Portrait of Nariman FarvardinPortrait: Barry FallsI am struck by how quickly the conversation about artificial intelligence has shifted — not just in our industry, but in our classrooms and research labs and in the questions our students are asking. They are not wondering whether AI will change the world. Instead, they are asking how they can be the ones who shape it. At Stevens, I believe we have a responsibility to meet that ambition with equal conviction.

This fall, we are launching a new School of Computing — made possible by more than $33 million in philanthropic support, a total that continues to grow, from alumni and friends whose confidence in Stevens’ vision I find genuinely humbling. This is not a response to disruption; it is a decision to drive it.

The School of Computing will bring together programs in computer science, AI, cybersecurity and data science under dedicated leadership, new faculty and an expanded curriculum designed for the world that students will actually enter.

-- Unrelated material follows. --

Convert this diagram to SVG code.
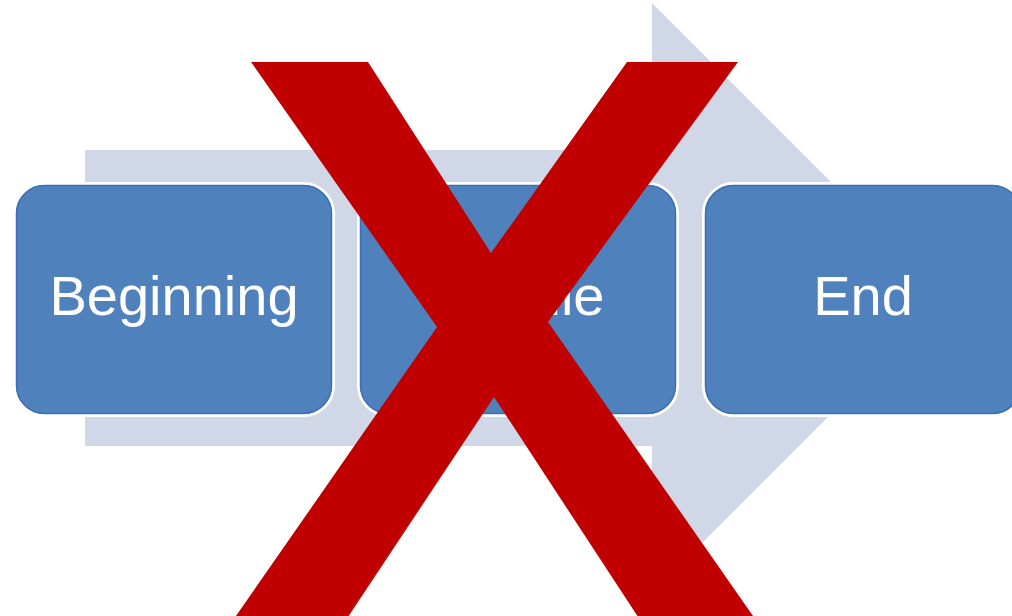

We have launched a national search for a founding dean who will shape this school’s identity and ambition for decades to come.

What distinguishes Stevens is not simply that we teach computing; it is how we connect computing to everything else — engineering, healthcare, finance, the arts. Because the future will not be built by people who only know code. It will be built by people who can apply computing to the problems that matter most and who understand the ethical responsibilities that come with that power. Stevens computer science and cybersecurity graduates are already doing exactly that, entering the workforce with an average starting salary of $97,300.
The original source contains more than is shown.